──────── Available data

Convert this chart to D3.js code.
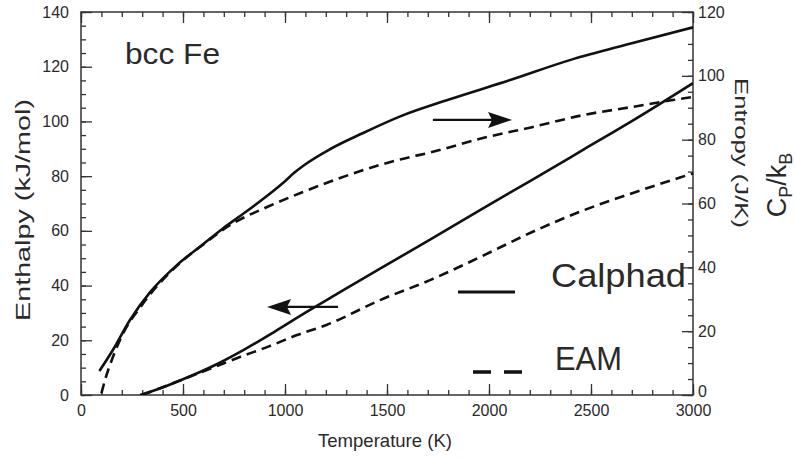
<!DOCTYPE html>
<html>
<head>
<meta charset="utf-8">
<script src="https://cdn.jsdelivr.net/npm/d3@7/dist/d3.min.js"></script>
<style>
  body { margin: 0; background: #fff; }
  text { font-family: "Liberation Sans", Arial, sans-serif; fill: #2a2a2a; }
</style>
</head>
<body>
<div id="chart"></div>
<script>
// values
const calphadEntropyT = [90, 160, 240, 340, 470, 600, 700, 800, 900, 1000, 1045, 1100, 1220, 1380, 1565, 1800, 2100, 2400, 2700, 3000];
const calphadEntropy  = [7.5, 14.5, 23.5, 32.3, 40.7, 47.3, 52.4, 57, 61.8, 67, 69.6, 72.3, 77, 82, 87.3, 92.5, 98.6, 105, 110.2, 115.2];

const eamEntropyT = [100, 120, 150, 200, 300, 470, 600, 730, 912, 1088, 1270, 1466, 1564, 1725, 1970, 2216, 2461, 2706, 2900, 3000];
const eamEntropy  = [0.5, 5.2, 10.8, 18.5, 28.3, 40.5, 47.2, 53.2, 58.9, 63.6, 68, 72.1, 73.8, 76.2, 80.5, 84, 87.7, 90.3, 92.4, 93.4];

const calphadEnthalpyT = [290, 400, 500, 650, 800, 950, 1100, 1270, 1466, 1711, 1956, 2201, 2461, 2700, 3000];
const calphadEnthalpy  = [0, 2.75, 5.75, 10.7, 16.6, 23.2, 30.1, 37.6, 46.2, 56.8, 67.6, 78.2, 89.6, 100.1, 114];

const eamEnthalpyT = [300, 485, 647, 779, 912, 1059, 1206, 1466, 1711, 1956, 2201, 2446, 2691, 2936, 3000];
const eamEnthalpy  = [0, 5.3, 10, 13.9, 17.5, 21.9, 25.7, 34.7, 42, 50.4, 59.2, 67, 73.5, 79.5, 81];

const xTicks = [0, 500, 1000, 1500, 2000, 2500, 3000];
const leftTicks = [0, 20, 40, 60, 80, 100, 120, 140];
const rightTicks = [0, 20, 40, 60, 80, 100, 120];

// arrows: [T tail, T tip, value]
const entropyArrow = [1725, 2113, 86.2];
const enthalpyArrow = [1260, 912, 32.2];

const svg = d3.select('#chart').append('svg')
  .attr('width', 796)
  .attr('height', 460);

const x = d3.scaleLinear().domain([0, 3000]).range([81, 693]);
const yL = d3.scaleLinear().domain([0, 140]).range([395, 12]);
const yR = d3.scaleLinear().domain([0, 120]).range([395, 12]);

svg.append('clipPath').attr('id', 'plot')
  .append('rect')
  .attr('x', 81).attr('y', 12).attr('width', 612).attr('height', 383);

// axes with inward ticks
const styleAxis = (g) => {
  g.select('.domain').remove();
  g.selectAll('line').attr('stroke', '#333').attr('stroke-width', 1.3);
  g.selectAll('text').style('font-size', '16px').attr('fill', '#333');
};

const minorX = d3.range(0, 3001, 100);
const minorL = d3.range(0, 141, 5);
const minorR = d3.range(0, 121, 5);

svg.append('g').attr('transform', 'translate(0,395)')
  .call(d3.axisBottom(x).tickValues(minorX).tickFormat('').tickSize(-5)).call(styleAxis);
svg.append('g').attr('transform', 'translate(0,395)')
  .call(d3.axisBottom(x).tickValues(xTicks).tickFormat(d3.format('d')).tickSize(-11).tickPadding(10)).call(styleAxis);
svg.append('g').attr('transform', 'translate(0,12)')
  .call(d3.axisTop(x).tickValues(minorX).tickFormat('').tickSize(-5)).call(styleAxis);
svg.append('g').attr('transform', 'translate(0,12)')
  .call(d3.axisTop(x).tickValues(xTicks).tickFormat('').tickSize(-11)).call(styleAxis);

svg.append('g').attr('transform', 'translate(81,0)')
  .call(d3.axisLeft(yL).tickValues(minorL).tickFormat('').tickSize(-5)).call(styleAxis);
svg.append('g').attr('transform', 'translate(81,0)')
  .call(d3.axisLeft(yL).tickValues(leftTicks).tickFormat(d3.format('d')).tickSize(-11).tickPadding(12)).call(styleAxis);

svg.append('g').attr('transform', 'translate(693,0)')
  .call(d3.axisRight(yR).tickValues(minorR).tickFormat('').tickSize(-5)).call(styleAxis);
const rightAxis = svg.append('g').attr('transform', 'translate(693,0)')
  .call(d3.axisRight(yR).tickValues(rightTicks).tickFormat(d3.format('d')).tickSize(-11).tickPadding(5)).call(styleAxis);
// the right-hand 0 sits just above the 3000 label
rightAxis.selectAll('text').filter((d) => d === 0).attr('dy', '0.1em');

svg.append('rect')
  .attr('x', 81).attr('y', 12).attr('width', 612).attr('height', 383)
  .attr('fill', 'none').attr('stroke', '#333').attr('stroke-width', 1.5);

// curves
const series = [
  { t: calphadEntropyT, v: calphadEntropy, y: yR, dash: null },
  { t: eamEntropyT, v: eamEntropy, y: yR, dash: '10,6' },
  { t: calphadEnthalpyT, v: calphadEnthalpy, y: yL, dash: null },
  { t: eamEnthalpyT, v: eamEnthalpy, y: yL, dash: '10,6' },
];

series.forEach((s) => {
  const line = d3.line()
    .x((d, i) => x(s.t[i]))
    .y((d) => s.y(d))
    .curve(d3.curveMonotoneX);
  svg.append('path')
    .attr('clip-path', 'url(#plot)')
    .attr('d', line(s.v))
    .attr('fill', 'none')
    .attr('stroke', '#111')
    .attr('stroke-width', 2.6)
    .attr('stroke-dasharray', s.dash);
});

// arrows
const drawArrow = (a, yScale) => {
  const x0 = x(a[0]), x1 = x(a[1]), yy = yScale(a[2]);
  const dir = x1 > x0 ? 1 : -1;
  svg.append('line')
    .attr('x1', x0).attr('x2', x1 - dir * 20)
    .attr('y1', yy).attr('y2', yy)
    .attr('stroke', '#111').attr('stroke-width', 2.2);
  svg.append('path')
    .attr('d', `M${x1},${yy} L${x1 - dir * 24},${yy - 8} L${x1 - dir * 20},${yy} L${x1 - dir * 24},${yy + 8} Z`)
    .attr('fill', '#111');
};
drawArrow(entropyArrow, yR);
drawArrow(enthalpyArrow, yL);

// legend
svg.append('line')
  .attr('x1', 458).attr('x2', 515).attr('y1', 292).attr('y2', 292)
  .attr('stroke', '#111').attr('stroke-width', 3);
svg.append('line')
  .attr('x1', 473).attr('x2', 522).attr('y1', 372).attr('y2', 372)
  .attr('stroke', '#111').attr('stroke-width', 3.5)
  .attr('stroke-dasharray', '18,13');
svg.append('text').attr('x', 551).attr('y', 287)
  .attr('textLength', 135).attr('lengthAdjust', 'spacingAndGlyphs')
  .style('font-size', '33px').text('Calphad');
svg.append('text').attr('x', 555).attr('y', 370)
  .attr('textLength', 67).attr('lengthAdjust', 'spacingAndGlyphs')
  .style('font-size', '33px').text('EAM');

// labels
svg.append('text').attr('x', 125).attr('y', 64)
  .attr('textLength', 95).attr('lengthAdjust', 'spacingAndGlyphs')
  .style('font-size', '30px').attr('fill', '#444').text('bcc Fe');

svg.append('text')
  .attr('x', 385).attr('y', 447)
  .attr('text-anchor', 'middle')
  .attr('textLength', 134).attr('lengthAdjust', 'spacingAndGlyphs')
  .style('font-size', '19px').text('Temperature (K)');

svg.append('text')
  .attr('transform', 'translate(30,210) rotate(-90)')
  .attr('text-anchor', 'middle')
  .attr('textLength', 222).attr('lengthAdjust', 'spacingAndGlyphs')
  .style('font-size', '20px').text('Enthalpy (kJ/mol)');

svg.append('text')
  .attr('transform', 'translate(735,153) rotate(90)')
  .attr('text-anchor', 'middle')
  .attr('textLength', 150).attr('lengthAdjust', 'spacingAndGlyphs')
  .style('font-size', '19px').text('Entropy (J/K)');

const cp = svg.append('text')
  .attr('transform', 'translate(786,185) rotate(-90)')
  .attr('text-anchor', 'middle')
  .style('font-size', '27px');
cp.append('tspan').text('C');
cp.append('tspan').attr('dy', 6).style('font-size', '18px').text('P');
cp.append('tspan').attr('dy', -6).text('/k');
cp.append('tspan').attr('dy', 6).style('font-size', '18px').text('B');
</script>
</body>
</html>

────────────────

▸ **What to do**
Set down again, exactly, the lines of the material above from its first line to the one with "90.3, 92.4, 93.4];", inclusive. Leave the pictures out.

▸ **Full answer**
Convert this chart to D3.js code.
<!DOCTYPE html>
<html>
<head>
<meta charset="utf-8">
<script src="https://cdn.jsdelivr.net/npm/d3@7/dist/d3.min.js"></script>
<style>
  body { margin: 0; background: #fff; }
  text { font-family: "Liberation Sans", Arial, sans-serif; fill: #2a2a2a; }
</style>
</head>
<body>
<div id="chart"></div>
<script>
// values
const calphadEntropyT = [90, 160, 240, 340, 470, 600, 700, 800, 900, 1000, 1045, 1100, 1220, 1380, 1565, 1800, 2100, 2400, 2700, 3000];
const calphadEntropy  = [7.5, 14.5, 23.5, 32.3, 40.7, 47.3, 52.4, 57, 61.8, 67, 69.6, 72.3, 77, 82, 87.3, 92.5, 98.6, 105, 110.2, 115.2];

const eamEntropyT = [100, 120, 150, 200, 300, 470, 600, 730, 912, 1088, 1270, 1466, 1564, 1725, 1970, 2216, 2461, 2706, 2900, 3000];
const eamEntropy  = [0.5, 5.2, 10.8, 18.5, 28.3, 40.5, 47.2, 53.2, 58.9, 63.6, 68, 72.1, 73.8, 76.2, 80.5, 84, 87.7, 90.3, 92.4, 93.4];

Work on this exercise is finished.